**Objective**
Extract only the first line of the listing and every line after it up to and including the one with "import seaborn as sns". Omit the pictures.

**Record set**

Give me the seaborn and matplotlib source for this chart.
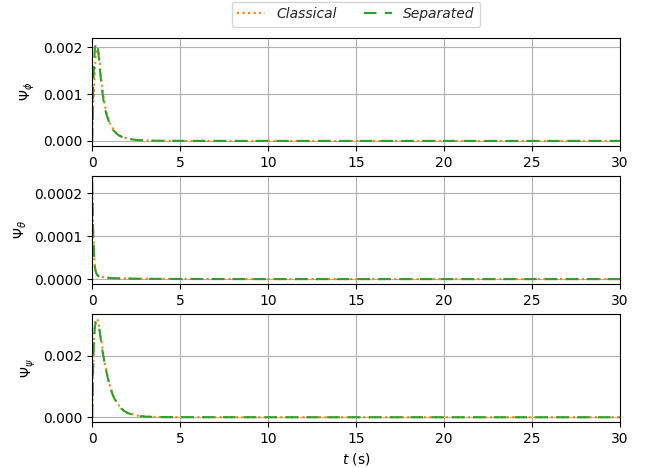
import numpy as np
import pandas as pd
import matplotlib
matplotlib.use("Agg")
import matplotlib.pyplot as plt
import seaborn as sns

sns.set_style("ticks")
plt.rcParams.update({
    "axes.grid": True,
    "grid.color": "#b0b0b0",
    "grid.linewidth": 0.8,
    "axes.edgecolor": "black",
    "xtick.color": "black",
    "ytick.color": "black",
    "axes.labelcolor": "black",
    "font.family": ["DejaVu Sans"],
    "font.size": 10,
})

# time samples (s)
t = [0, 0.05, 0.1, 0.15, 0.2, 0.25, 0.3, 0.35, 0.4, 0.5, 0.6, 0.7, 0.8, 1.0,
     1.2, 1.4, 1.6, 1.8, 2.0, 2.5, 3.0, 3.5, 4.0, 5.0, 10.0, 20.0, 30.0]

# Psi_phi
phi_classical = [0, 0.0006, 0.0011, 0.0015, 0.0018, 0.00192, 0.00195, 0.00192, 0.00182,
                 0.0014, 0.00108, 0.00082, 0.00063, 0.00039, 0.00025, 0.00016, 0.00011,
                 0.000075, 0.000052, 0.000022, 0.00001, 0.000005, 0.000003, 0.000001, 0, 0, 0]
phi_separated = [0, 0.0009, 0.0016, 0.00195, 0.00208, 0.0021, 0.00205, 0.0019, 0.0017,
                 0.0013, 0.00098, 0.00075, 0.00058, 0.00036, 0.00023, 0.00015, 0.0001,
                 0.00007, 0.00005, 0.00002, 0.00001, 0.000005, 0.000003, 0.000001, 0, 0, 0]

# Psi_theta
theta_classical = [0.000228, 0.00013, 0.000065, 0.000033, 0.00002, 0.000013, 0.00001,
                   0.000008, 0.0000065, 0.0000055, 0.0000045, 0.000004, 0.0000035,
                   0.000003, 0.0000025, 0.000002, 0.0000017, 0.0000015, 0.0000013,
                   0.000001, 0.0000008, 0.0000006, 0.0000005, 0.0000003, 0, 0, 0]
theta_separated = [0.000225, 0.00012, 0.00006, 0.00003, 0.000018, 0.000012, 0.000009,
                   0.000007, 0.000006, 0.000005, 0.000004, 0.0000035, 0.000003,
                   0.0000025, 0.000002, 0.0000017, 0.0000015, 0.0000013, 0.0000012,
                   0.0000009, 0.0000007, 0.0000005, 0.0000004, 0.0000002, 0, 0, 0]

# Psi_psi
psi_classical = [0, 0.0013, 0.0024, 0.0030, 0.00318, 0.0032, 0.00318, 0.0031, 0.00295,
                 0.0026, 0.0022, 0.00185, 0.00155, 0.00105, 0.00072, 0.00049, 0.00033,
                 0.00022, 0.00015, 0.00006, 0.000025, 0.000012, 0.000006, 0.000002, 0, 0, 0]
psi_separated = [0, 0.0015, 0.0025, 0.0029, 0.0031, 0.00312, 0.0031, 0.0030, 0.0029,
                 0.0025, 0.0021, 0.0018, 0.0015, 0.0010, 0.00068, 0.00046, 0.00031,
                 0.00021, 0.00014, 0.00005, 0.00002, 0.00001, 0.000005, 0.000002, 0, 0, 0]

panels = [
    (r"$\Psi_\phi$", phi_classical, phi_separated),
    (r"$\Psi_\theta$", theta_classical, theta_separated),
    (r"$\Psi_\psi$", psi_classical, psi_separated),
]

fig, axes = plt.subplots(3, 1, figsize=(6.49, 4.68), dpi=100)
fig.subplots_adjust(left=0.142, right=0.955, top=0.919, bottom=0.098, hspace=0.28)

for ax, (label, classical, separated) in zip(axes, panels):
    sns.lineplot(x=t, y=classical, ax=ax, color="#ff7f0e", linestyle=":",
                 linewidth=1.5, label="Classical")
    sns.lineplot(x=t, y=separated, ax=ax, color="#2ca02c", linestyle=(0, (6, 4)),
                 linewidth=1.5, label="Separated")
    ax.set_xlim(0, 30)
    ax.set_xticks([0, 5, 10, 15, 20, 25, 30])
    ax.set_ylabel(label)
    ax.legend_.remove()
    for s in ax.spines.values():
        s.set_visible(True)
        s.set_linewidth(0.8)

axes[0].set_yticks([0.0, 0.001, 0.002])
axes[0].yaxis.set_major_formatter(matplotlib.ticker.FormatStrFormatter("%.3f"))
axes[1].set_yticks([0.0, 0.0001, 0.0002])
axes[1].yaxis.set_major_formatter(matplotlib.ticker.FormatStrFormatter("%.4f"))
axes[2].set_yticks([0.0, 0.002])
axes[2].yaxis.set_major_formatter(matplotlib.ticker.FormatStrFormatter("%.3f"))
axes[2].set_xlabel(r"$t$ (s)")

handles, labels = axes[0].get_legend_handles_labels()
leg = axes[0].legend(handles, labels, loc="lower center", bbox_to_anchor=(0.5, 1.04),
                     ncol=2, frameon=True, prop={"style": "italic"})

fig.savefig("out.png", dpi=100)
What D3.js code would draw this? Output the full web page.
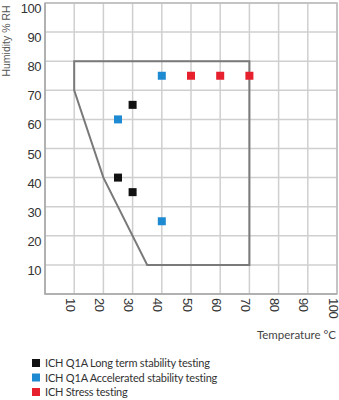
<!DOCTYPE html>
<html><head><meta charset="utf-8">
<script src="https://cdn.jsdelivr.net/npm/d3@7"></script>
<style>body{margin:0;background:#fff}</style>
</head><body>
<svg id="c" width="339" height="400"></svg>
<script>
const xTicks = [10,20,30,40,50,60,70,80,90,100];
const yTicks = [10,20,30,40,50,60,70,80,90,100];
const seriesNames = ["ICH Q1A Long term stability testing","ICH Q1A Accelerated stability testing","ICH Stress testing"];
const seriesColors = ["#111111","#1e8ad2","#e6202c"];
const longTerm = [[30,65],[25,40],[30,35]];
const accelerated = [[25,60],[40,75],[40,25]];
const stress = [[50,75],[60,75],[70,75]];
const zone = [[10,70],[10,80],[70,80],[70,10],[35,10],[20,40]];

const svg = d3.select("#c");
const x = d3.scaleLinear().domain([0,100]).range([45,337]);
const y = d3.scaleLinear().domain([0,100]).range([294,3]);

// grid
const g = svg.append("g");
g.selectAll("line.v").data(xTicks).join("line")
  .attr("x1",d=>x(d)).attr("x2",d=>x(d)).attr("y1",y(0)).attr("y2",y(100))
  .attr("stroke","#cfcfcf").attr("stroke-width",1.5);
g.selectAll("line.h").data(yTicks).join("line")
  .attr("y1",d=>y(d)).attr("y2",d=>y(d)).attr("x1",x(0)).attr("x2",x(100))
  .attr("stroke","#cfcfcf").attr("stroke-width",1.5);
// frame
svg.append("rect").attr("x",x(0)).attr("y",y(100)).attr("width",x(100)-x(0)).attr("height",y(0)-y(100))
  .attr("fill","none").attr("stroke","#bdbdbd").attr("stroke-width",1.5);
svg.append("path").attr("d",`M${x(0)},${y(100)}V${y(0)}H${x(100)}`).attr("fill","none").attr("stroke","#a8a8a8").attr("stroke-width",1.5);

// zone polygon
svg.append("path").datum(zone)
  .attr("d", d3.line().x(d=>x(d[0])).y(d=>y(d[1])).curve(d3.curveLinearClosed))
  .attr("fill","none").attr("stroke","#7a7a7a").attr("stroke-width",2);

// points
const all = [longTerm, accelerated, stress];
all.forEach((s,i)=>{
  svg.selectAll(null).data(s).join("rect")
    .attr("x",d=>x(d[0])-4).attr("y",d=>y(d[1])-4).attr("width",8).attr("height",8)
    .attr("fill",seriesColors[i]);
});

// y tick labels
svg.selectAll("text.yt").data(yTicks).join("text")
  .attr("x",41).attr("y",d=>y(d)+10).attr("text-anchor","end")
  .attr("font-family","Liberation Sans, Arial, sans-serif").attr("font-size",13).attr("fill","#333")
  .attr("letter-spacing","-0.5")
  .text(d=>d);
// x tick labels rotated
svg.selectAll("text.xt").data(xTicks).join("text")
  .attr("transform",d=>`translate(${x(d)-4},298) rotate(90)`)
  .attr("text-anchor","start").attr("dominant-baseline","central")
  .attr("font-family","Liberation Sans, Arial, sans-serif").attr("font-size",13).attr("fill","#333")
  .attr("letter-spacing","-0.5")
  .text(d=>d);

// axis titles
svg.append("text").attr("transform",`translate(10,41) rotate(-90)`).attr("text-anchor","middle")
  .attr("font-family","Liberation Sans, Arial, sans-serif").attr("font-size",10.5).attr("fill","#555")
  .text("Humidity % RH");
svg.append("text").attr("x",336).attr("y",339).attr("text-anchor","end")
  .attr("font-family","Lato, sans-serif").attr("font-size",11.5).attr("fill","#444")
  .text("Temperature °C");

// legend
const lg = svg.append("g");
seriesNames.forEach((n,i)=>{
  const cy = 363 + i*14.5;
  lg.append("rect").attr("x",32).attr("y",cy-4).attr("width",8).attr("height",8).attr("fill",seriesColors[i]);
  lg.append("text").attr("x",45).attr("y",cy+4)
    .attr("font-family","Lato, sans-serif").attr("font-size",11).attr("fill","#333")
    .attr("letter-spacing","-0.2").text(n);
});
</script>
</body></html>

**Correct result**
Give me the seaborn and matplotlib source for this chart.
import numpy as np
import pandas as pd
import matplotlib
matplotlib.use("Agg")
import matplotlib.pyplot as plt
import seaborn as sns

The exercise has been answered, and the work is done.